Rows from a dataset –
<<<<

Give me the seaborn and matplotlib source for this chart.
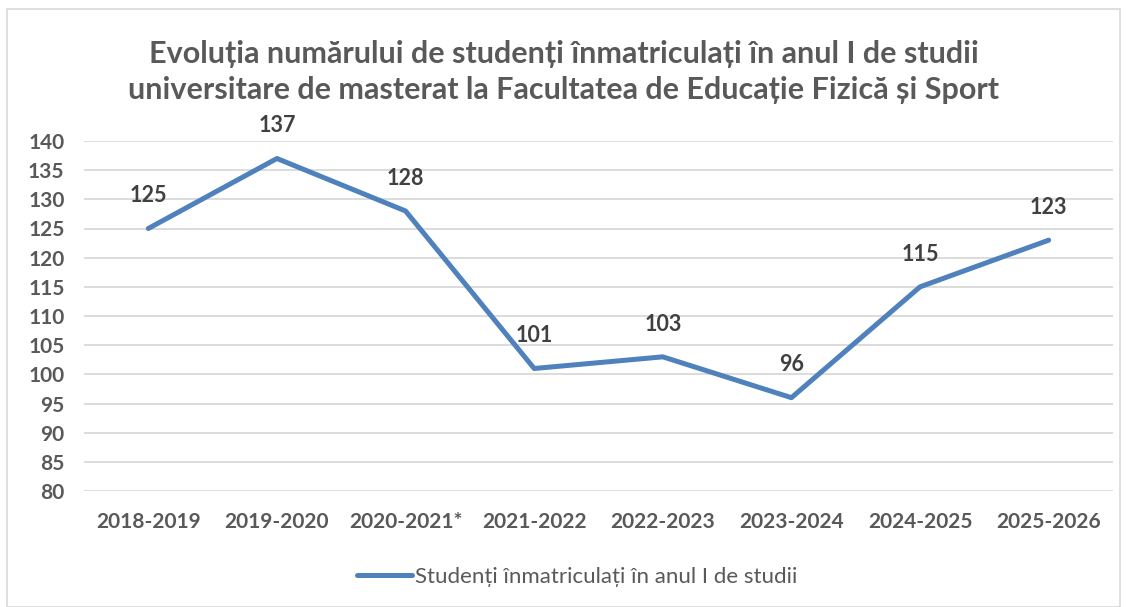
import matplotlib
matplotlib.use('Agg')
import matplotlib.pyplot as plt
import matplotlib.patches as mpatches
import seaborn as sns
import pandas as pd

# data
years = ['2018-2019', '2019-2020', '2020-2021*', '2021-2022', '2022-2023',
         '2023-2024', '2024-2025', '2025-2026']
students = [125, 137, 128, 101, 103, 96, 115, 123]
series_name = 'Studenți înmatriculați în anul I de studii'
title = ('Evoluția numărului de studenți înmatriculați în anul I de studii\n'
         'universitare de masterat la Facultatea de Educație Fizică și Sport')
y_ticks = list(range(80, 141, 5))

sns.set_theme(style='white')
plt.rcParams['font.family'] = ['Lato', 'DejaVu Sans']

df = pd.DataFrame({'year': years, 'value': students, 'series': series_name})
df['pos'] = range(len(df))

fig = plt.figure(figsize=(11.27, 6.07), dpi=100)
ax = fig.add_axes([84 / 1127, 1 - 491 / 607, (1113 - 84) / 1127, 350 / 607])

sns.lineplot(data=df, x='pos', y='value', hue='series', palette=['#4F81BD'],
             linewidth=3.6, ax=ax, solid_capstyle='round')

ax.set_xlim(-0.5, len(years) - 0.5)
ax.set_ylim(80, 140)
ax.set_yticks(y_ticks)
ax.set_xticks(df['pos'])
ax.set_xticklabels(years)
ax.set_xlabel('')
ax.set_ylabel('')
ax.grid(axis='y', color='#d9d9d9', linewidth=1.3)
ax.set_axisbelow(True)
for s in ax.spines.values():
    s.set_visible(False)
ax.tick_params(axis='both', length=0, labelcolor='#595959', labelsize=15)
ax.tick_params(axis='x', pad=15)
ax.tick_params(axis='y', pad=14)
for lbl in ax.get_xticklabels() + ax.get_yticklabels():
    lbl.set_fontweight('bold')

for x, v in zip(df['pos'], df['value']):
    ax.annotate(str(v), (x, v), xytext=(0, 16), textcoords='offset points',
                ha='center', va='bottom', fontsize=15.5, fontweight='bold',
                color='#404040')

fig.text(0.5, 1 - 72 / 607, title, ha='center', va='center', fontsize=22,
         fontweight='bold', color='#595959', linespacing=1.32)

leg = ax.legend(loc='center', bbox_to_anchor=(0.479, (491 - 577) / 350),
                frameon=False, fontsize=16, handlelength=2.5, handletextpad=0.1)
for t in leg.get_texts():
    t.set_color('#595959')

fig.patches.append(mpatches.Rectangle((7 / 1127, 0), 1113 / 1127, 1 - 9 / 607,
                                      transform=fig.transFigure, fill=False,
                                      edgecolor='#d9d9d9', linewidth=1.2))

fig.savefig('out.png', dpi=100)
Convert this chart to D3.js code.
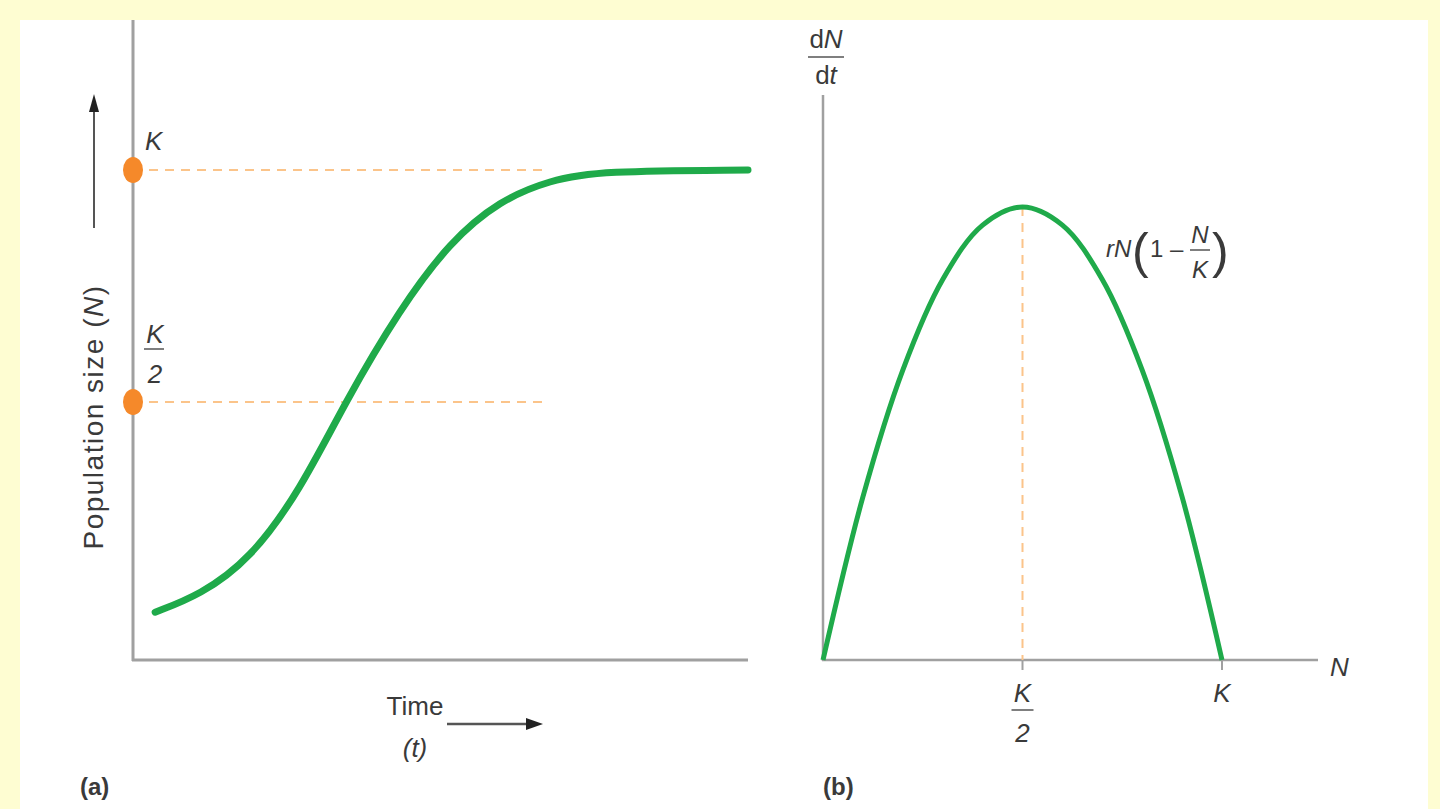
<!DOCTYPE html><html><head><meta charset="utf-8">
<script src="https://cdn.jsdelivr.net/npm/d3@7"></script>
<style>body{margin:0;background:#fefdd2}svg{display:block}text{font-family:"Liberation Sans Narrow","Liberation Sans",Arial,sans-serif;fill:#3a3a3a}</style>
</head><body><svg width="1440" height="809"></svg><script>
// Logistic growth (N as fraction of K)
const timeVals=[0.36,1.09,1.9,2.72,3.45,4.34,5.15,5.97,6.78,7.59,10];
const popVals=[0.047,0.084,0.16,0.31,0.5,0.70,0.845,0.935,0.978,0.998,1];
// dN/dt vs N (fraction of peak)
const nVals=[0,0.1,0.2,0.3,0.4,0.5,0.6,0.7,0.8,0.9,1];
const rateVals=[0,0.36,0.64,0.84,0.96,1,0.96,0.84,0.64,0.36,0];
const refLevels=[1,0.5];

const svg=d3.select("svg");
svg.append("rect").attr("x",20).attr("y",20).attr("width",1408).attr("height",800).attr("fill","#fff");
const gray="#a0a0a0",green="#1faa4a";

// Panel a
const xa=d3.scaleLinear().domain([0,10]).range([133,748]);
const ya=d3.scaleLinear().domain([0,1]).range([634,170]);
svg.append("line").attr("x1",133).attr("x2",133).attr("y1",20).attr("y2",661).attr("stroke",gray).attr("stroke-width",3);
svg.append("line").attr("x1",132).attr("x2",748).attr("y1",660).attr("y2",660).attr("stroke",gray).attr("stroke-width",3);
refLevels.forEach(v=>{
  svg.append("line").attr("x1",133).attr("x2",548).attr("y1",ya(v)).attr("y2",ya(v)).attr("stroke","#fbc48a").attr("stroke-width",2).attr("stroke-dasharray","9,7");
});
svg.append("path").datum(timeVals.map((t,i)=>[t,popVals[i]])).attr("fill","none").attr("stroke",green).attr("stroke-width",7).attr("stroke-linecap","round")
  .attr("d",d3.line().x(d=>xa(d[0])).y(d=>ya(d[1])).curve(d3.curveBasis));
refLevels.forEach(v=>{
  svg.append("ellipse").attr("cx",133).attr("cy",ya(v)).attr("rx",10).attr("ry",13).attr("fill","#f5892a");
});
svg.append("text").attr("x",145).attr("y",150).attr("font-size",26).attr("font-style","italic").text("K");
svg.append("text").attr("x",155).attr("y",343).attr("text-anchor","middle").attr("font-size",26).attr("font-style","italic").text("K");
svg.append("line").attr("x1",144).attr("x2",164).attr("y1",349).attr("y2",349).attr("stroke","#555").attr("stroke-width",1.5);
svg.append("text").attr("x",155).attr("y",383).attr("text-anchor","middle").attr("font-size",26).attr("font-style","italic").text("2");
svg.append("text").attr("transform","translate(103,417) rotate(-90)").attr("text-anchor","middle").attr("font-size",28).attr("letter-spacing",1.5)
  .html('Population size (<tspan font-style="italic">N</tspan>)');
svg.append("line").attr("x1",94).attr("x2",94).attr("y1",228).attr("y2",108).attr("stroke","#555").attr("stroke-width",2);
svg.append("path").attr("d","M89,112 L94,94 L99,112 Z").attr("fill","#222");
svg.append("text").attr("x",415).attr("y",715).attr("text-anchor","middle").attr("font-size",26).text("Time");
svg.append("text").attr("x",415).attr("y",757).attr("text-anchor","middle").attr("font-size",26).attr("font-style","italic").text("(t)");
svg.append("line").attr("x1",447).attr("x2",530).attr("y1",724).attr("y2",724).attr("stroke","#555").attr("stroke-width",2.5);
svg.append("path").attr("d","M526,718 L543,724 L526,730 Z").attr("fill","#222");
svg.append("text").attr("x",80).attr("y",795).attr("font-size",24).attr("font-weight","bold").text("(a)");

// Panel b
const xb=d3.scaleLinear().domain([0,1]).range([823,1222]);
const yb=d3.scaleLinear().domain([0,1]).range([660,207]);
svg.append("line").attr("x1",823).attr("x2",823).attr("y1",95).attr("y2",661).attr("stroke",gray).attr("stroke-width",2.5);
svg.append("line").attr("x1",822).attr("x2",1318).attr("y1",660).attr("y2",660).attr("stroke",gray).attr("stroke-width",2.5);
svg.append("line").attr("x1",xb(0.5)).attr("x2",xb(0.5)).attr("y1",yb(1)).attr("y2",660).attr("stroke","#fbc48a").attr("stroke-width",2).attr("stroke-dasharray","9,7");
svg.append("line").attr("x1",xb(0.5)).attr("x2",xb(0.5)).attr("y1",660).attr("y2",670).attr("stroke",gray).attr("stroke-width",2);
svg.append("line").attr("x1",xb(1)).attr("x2",xb(1)).attr("y1",660).attr("y2",670).attr("stroke",gray).attr("stroke-width",2);
svg.append("path").datum(nVals.map((n,i)=>[n,rateVals[i]])).attr("fill","none").attr("stroke",green).attr("stroke-width",5)
  .attr("d",d3.line().x(d=>xb(d[0])).y(d=>yb(d[1])).curve(d3.curveCatmullRom));
svg.append("text").attr("x",826).attr("y",48).attr("text-anchor","middle").attr("font-size",26).html('d<tspan font-style="italic">N</tspan>');
svg.append("line").attr("x1",808).attr("x2",844).attr("y1",57).attr("y2",57).attr("stroke","#555").attr("stroke-width",1.5);
svg.append("text").attr("x",826).attr("y",84).attr("text-anchor","middle").attr("font-size",26).html('d<tspan font-style="italic">t</tspan>');
svg.append("text").attr("x",1330).attr("y",676).attr("font-size",26).attr("font-style","italic").text("N");
svg.append("text").attr("x",xb(0.5)).attr("y",702).attr("text-anchor","middle").attr("font-size",26).attr("font-style","italic").text("K");
svg.append("line").attr("x1",xb(0.5)-11).attr("x2",xb(0.5)+11).attr("y1",710).attr("y2",710).attr("stroke","#555").attr("stroke-width",1.5);
svg.append("text").attr("x",xb(0.5)).attr("y",742).attr("text-anchor","middle").attr("font-size",26).attr("font-style","italic").text("2");
svg.append("text").attr("x",xb(1)).attr("y",702).attr("text-anchor","middle").attr("font-size",26).attr("font-style","italic").text("K");
const f=svg.append("g").attr("font-size",24);
f.append("text").attr("x",1106).attr("y",257).attr("font-style","italic").text("rN");
f.append("text").attr("x",1132).attr("y",268).attr("font-size",50).attr("font-weight","100").attr("fill","#777").text("(");
f.append("text").attr("x",1150).attr("y",257).text("1 –");
f.append("text").attr("x",1200).attr("y",243).attr("text-anchor","middle").attr("font-style","italic").text("N");
f.append("line").attr("x1",1190).attr("x2",1210).attr("y1",250).attr("y2",250).attr("stroke","#555").attr("stroke-width",1.5);
f.append("text").attr("x",1200).attr("y",278).attr("text-anchor","middle").attr("font-style","italic").text("K");
f.append("text").attr("x",1212).attr("y",268).attr("font-size",50).attr("font-weight","100").attr("fill","#777").text(")");
svg.append("text").attr("x",823).attr("y",795).attr("font-size",24).attr("font-weight","bold").text("(b)");
</script></body></html>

>>>>

REQUIREMENT – How many lines of the listing above include the word "seaborn"? State the number and nothing else.

ANSWER IN FULL – 2